Records provided
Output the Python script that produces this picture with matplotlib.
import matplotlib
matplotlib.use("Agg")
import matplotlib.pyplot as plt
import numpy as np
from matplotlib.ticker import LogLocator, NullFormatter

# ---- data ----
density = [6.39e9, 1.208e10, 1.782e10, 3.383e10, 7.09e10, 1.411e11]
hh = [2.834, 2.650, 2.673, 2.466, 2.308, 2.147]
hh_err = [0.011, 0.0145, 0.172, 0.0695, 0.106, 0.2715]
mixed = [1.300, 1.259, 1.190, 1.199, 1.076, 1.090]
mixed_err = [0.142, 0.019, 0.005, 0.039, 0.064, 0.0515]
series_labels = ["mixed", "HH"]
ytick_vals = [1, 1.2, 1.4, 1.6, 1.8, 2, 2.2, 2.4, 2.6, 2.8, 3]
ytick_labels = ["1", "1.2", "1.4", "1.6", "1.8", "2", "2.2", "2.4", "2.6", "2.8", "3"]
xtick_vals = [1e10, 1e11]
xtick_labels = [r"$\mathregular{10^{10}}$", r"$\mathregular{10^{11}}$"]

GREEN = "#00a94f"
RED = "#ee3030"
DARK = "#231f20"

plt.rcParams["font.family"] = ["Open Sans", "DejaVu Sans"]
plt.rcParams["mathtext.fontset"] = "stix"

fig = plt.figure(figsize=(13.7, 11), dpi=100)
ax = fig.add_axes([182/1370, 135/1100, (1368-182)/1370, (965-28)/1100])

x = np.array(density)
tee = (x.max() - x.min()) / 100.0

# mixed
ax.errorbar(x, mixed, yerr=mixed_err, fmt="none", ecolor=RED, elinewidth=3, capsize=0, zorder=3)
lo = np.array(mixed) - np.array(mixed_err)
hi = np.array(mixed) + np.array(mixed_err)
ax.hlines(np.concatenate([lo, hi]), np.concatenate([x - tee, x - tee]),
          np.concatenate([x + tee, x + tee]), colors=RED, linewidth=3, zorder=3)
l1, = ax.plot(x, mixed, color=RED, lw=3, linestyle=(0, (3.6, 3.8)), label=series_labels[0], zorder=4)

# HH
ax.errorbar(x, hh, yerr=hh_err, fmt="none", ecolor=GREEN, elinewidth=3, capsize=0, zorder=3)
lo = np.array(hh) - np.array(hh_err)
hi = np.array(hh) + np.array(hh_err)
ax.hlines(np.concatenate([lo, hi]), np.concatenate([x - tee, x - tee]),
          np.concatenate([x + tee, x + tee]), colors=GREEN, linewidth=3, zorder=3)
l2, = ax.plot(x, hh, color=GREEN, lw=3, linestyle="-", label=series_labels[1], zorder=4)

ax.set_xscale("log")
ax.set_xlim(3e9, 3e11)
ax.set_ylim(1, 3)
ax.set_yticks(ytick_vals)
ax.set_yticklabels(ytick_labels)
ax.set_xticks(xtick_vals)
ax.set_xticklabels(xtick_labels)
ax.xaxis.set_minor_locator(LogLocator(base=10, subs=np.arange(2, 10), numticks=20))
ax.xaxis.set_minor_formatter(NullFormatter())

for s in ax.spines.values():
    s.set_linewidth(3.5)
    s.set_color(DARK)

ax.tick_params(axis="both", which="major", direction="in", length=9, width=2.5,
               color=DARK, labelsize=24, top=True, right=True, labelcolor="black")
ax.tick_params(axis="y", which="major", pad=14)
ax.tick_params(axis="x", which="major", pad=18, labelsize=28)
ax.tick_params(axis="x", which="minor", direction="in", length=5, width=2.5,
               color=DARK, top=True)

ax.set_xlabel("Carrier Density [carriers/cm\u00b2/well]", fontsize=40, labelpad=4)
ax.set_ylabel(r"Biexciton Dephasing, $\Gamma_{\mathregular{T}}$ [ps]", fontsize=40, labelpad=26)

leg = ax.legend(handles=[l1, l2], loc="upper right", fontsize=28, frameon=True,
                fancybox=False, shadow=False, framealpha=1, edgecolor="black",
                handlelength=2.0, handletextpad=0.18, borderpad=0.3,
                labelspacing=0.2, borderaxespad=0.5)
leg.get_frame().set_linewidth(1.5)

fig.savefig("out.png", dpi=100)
--
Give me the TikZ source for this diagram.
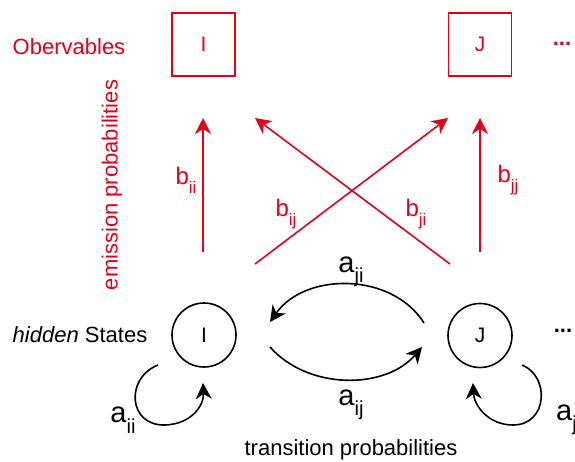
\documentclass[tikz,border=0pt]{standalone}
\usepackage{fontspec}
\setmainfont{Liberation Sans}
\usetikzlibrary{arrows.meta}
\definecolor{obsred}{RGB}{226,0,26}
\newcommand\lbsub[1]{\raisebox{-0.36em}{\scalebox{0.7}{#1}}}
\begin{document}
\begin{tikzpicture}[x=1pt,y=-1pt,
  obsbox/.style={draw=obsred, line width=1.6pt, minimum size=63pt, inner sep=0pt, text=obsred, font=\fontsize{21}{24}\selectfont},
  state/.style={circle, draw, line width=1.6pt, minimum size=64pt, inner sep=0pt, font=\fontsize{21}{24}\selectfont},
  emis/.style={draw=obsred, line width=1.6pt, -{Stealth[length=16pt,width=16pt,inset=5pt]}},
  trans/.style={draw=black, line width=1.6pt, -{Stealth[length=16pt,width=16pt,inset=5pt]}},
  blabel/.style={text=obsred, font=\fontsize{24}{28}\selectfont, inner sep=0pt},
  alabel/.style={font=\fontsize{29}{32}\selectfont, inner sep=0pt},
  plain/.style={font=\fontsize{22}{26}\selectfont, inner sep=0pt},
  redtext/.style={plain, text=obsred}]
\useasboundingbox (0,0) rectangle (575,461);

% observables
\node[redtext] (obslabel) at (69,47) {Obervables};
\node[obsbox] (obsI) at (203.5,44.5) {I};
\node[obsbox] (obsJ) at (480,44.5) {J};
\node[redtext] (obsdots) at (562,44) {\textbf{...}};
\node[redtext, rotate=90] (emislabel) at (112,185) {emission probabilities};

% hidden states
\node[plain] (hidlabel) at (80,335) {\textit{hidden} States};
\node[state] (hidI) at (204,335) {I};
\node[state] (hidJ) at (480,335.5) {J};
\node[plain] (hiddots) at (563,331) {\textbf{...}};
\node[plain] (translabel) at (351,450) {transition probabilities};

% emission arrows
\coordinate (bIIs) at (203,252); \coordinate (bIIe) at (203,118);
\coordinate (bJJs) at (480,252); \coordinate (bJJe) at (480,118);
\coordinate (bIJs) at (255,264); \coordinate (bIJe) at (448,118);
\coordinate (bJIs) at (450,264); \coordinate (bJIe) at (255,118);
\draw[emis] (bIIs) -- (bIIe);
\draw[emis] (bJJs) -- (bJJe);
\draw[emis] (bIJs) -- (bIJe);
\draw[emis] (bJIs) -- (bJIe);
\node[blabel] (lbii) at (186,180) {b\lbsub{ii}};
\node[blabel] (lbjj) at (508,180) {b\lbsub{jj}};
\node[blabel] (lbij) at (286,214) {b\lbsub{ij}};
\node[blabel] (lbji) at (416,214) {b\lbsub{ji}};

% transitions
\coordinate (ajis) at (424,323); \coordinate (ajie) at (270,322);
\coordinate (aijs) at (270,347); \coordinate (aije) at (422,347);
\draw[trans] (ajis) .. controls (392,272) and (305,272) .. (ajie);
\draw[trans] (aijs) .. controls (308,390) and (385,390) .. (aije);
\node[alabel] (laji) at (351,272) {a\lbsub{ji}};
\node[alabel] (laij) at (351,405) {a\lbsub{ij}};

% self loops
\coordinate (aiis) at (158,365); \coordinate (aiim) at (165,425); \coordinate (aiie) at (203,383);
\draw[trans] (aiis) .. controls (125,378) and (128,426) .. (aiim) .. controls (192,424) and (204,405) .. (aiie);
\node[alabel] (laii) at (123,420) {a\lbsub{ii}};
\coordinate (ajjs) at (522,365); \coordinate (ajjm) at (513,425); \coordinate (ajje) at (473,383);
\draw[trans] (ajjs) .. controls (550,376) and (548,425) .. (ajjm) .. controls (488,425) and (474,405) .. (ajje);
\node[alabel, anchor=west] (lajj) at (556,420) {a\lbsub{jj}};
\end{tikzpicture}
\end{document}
---
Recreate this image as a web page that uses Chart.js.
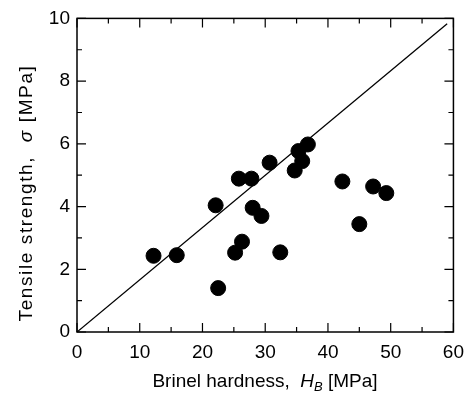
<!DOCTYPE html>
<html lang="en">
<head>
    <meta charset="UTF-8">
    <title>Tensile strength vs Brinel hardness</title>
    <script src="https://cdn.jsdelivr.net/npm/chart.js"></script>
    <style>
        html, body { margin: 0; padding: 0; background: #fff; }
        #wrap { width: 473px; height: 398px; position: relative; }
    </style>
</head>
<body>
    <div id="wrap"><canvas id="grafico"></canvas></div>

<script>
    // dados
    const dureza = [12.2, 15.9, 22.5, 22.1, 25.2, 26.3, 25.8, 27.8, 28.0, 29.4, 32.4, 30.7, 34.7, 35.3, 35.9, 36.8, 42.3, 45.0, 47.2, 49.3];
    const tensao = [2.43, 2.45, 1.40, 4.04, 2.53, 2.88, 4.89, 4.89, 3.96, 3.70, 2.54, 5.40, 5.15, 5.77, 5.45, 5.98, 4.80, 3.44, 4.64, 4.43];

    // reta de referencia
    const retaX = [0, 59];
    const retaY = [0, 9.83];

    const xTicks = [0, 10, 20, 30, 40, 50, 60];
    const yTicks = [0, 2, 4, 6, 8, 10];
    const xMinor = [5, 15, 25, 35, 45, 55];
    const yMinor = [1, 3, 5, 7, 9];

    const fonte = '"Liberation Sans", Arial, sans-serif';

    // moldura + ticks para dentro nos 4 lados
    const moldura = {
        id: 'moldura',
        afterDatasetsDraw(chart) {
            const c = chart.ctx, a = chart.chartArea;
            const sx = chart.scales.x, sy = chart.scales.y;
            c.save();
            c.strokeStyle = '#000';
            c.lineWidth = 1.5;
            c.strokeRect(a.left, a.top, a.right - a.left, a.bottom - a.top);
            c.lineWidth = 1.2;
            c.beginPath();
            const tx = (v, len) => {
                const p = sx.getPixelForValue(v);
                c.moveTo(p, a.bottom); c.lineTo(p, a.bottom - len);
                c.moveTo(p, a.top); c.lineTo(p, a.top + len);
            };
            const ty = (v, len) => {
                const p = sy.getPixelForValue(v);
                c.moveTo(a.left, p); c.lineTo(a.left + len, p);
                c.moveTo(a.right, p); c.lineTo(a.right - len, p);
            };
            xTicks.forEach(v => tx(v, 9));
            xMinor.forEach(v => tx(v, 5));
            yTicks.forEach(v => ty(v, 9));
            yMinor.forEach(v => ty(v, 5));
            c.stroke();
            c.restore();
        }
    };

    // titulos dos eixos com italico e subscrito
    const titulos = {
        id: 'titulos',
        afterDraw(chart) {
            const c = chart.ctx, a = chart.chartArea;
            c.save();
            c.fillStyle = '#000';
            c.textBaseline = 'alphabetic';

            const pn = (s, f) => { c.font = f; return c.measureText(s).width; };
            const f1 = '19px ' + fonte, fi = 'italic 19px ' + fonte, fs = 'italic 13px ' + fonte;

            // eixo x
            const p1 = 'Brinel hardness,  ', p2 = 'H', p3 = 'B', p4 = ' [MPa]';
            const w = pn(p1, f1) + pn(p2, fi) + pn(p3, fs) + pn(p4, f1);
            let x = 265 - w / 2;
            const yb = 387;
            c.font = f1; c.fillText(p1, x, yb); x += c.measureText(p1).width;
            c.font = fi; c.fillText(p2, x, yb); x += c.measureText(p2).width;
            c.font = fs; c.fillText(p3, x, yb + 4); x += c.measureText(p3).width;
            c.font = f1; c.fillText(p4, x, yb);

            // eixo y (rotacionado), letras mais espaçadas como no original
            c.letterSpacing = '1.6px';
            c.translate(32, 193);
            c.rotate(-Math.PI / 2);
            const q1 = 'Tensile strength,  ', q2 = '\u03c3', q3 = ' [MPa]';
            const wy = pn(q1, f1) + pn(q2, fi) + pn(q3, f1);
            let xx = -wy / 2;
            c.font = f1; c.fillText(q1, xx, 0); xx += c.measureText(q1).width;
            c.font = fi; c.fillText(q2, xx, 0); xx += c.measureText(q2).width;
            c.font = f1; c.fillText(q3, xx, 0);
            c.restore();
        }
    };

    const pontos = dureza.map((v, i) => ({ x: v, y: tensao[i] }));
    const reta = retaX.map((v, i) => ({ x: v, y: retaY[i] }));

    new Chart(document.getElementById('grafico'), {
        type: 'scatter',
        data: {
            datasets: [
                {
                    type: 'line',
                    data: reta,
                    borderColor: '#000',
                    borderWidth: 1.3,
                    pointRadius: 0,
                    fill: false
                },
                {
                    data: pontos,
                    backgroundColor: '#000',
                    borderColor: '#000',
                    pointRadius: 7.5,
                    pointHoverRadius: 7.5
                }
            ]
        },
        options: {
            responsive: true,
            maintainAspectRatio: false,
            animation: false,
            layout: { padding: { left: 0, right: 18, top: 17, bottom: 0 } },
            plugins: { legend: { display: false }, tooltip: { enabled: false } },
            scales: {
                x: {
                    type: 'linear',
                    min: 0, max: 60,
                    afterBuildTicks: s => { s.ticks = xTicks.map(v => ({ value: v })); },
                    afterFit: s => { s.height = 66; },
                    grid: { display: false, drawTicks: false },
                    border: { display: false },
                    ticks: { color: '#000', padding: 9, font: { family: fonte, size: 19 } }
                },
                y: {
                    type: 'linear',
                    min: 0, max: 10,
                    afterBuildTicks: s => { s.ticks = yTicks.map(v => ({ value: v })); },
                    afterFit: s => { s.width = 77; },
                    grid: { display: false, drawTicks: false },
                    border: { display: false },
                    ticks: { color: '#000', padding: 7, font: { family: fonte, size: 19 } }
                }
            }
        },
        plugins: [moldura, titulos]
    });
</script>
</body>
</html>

Goal
Above are the records; from them, give again exactly the lines from the one containing "Output the Python" through the one containing "from matplotlib.ticker import", both included.

Task output
Output the Python script that produces this picture with matplotlib.
import matplotlib
matplotlib.use("Agg")
import matplotlib.pyplot as plt
import numpy as np
from matplotlib.ticker import LogLocator, NullFormatter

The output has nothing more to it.